Given the tight budget educators are on, what also baffles me is how this author recommends doing stuff with LEGO that destroys it. Hence my third huge complaint with this book: the author lazily takes the concept of LEGO as a modeling tool to the extreme by replacing other more appropriate materials with LEGO in projects that will destroy the LEGO. For instance, on the the book's cover she advertises an erupting volcano. Inside the book, she suggests you "build" a volcano and then douse your LEGO in baking soda and vinegar. What she doesn't go on the conclude is that you'll now need to throw away $20 worth of LEGO after a 10 second eruption and that $3 in play dough would've accomplished the same thing. Same goes for projects like "Slime" where you mix clear glue and starch, then throw LEGO pieces in it. (why?) Anyone who loves LEGO knows even to avoid getting it wet (wet LEGO is heaven for mold/mildew growth), which the author suggests in several places, include "Displacement Experiment". Other crazy projects the author suggests: using LEGO bricks to make stamps (by dumping LEGO in paint), baking LEGO parts into bath bombs, giving minifigures a bath in soap and water, rolling minifigure parts into clay, freezing minifures into ice cubes, several projects where you write on bricks with a permanent marker, and more. Just... no. No one in their right mind buys expensive LEGO to destroy it. If you agree with me on that point, you've just made 1/4 of this book useless to you.
My fourth major complaint is this book is terribly repetitive. The second of the "100+ projects" is "Writing Your Name with Bricks". Later on you'll find "Build the Alphabet" and in another 30ish pages in you'll find "Build Numbers", while towards the end a project kids build clocks (digital included) to practice telling time, which, you guessed it, uses numbers built of out LEGO. Four of the 100+ projects are basically the same thing. Yes, by now you should be rolling your eyes with me.
What is good in this book was already well-known by this LEGO educator. Building things like ZIP-Line vehicles and Balloon Powered cards, etc. But therein lies my next complaint: the author has some projects that are LEGO tried-and-true but does not explain to the teacher how to teach it. In the ZIP line project she says, "Use this LEGO zipline to learn about friction, gravity, planes, and inclines." How? I know the answer, because I'm a seasoned teacher, but there isn't much value in this explanation. You know where there is value? In the hundreds of free lesson plans online or in Pinterest that demonstrate zipline projects and explain the science of the inclined plane and its role as one of the six classical machines.
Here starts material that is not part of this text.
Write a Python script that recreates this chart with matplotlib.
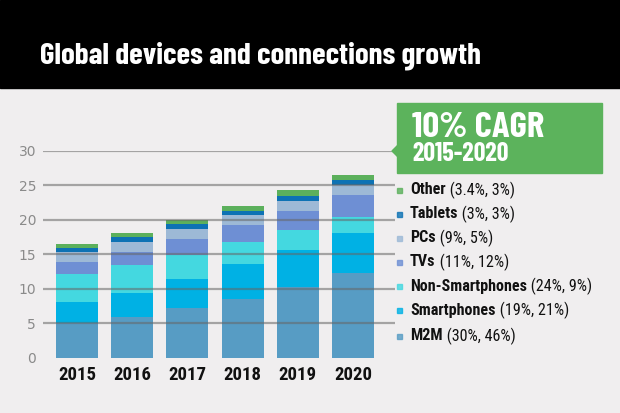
import matplotlib
matplotlib.use('Agg')

import matplotlib.pyplot as plt
from matplotlib.patches import Rectangle, Polygon
import numpy as np

# values (billions of devices)
years = ['2015', '2016', '2017', '2018', '2019', '2020']
m2m = [4.98, 5.85, 7.21, 8.47, 10.20, 12.29]
smartphones = [3.10, 3.54, 4.21, 5.13, 5.38, 5.76]
non_smartphones = [4.11, 4.11, 3.53, 3.19, 2.95, 2.42]
tvs = [1.65, 1.89, 2.27, 2.41, 2.76, 3.09]
pcs = [1.45, 1.45, 1.50, 1.46, 1.45, 1.44]
tablets = [0.58, 0.66, 0.63, 0.68, 0.72, 0.79]
other = [0.58, 0.55, 0.58, 0.66, 0.83, 0.71]

series = [m2m, smartphones, non_smartphones, tvs, pcs, tablets, other]
colors = ['#579cc4', '#00b1e4', '#44d8e0', '#6e8fd4', '#9db9d6', '#0d72b4', '#5cb05c']
names = ['M2M', 'Smartphones', 'Non-Smartphones', 'TVs', 'PCs', 'Tablets', 'Other']
shares = ['(30%, 46%)', '(19%, 21%)', '(24%, 9%)', '(11%, 12%)', '(9%, 5%)', '(3%, 3%)', '(3.4%, 3%)']

W, H = 620, 413
bg = '#f0eeef'
cond = ['Roboto Condensed', 'DejaVu Sans']
tight = ['Barlow Condensed', 'Roboto Condensed', 'DejaVu Sans']

fig = plt.figure(figsize=(6.2, 4.13), dpi=100, facecolor=bg)
renderer = fig.canvas.get_renderer()


def fx(px):
    return px / W


def fy(py):
    return 1 - py / H


def fit_width(texts, target):
    # scale font size so the texts together span target pixels
    w = sum(t.get_window_extent(renderer).width for t in texts)
    for t in texts:
        t.set_fontsize(t.get_fontsize() * target / w)


# black header band
fig.patches.append(Rectangle((0, fy(88)), 1, 88 / H, transform=fig.transFigure,
                             color='black', zorder=0))
title = fig.text(fx(261), fy(63), 'Global devices and connections growth', color='white',
                 fontsize=28, fontweight='bold', family=tight, ha='center', va='baseline')
fit_width([title], 442)

ax = fig.add_axes([fx(43), fy(357.5), fx(352), 206.5 / H])
ax.set_facecolor(bg)
x = np.arange(len(years))
bottom = np.zeros(len(years))
for vals, c in zip(series, colors):
    ax.bar(x, vals, width=0.76, bottom=bottom, color=c, zorder=2)
    bottom += np.array(vals)

for y in range(5, 31, 5):
    ax.axhline(y, color='#666666', alpha=0.55, lw=1.6, zorder=3)

ax.set_xlim(-0.616, 5.76)
ax.set_ylim(0, 30)
ax.set_yticks(range(0, 31, 5))
ax.set_xticks(x)
ax.set_xticklabels(years, fontweight='bold', fontsize=13.5, family=cond)
ax.tick_params(axis='y', length=0, pad=5, labelcolor='#8a8a8a', labelsize=10)
ax.tick_params(axis='x', length=0, pad=6, labelcolor='#111111')
for s in ax.spines.values():
    s.set_visible(False)

# green CAGR box with pointer
green = '#5cb35c'
fig.patches.append(Rectangle((fx(397), fy(173)), fx(205), 70 / H, transform=fig.transFigure,
                             color=green, zorder=1))
fig.patches.append(Polygon([(fx(392), fy(151)), (fx(398), fy(145)), (fx(398), fy(157))],
                           closed=True, transform=fig.transFigure, color=green, zorder=1))
cagr = fig.text(fx(412), fy(137), '10% CAGR', color='white', fontsize=19, fontweight='bold',
                family=tight, va='baseline')
fit_width([cagr], 132)
span = fig.text(fx(412), fy(161), '2015-2020', color='white', fontsize=15, fontweight='bold',
                family=tight, va='baseline')
fit_width([span], 97)

# legend, bottom entry first
rows = [336, 310, 286, 262, 238, 214, 190]
pairs = []
for name, share, c, ry in zip(names, shares, colors, rows):
    fig.patches.append(Rectangle((fx(396.5), fy(ry + 3)), fx(5.5), 5.5 / H,
                                 transform=fig.transFigure, color=c, alpha=0.8))
    t = fig.text(fx(410), fy(ry), name, fontsize=12, fontweight='bold', family=cond,
                 color='#111111', va='center')
    a = fig.add_artist(plt.Annotation(' ' + share, xy=(1, 0.5), xycoords=t, va='center',
                                      fontsize=12, family=cond, color='#111111'))
    pairs.append((t, a))

# size legend so the longest row matches the reference width
w = sum(p.get_window_extent(renderer).width for p in pairs[2])
scale = 183 / w
for t, a in pairs:
    t.set_fontsize(t.get_fontsize() * scale)
    a.set_fontsize(a.get_fontsize() * scale)

fig.savefig('out.png', dpi=100, facecolor=bg)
I was so annoyed when I sat down to read this book, but I'm not one to return something very often. So, I had the idea that I'd give it away to one of the classroom teachers I work with, thinking "maybe they'll find value in it." The first teacher I offered it to rejected it. "I bought that book and returned it. Its useless," he said. I agree. So I'm asking Amazon for a refund now too.
Look elsewhere for better books. Check out the Klutz press books for more learning and included LEGO. Check out some of the technical books on Mindstorms and LEGO engineering. If you really want what's in this book, still don't buy it. Go on Pinterest, anything good in this book is already on there. I can promise you that.
These hands-on projects are beautifully illustrated and there are detailed instructions with every activity. You TOO will have a blast with this book - I promise!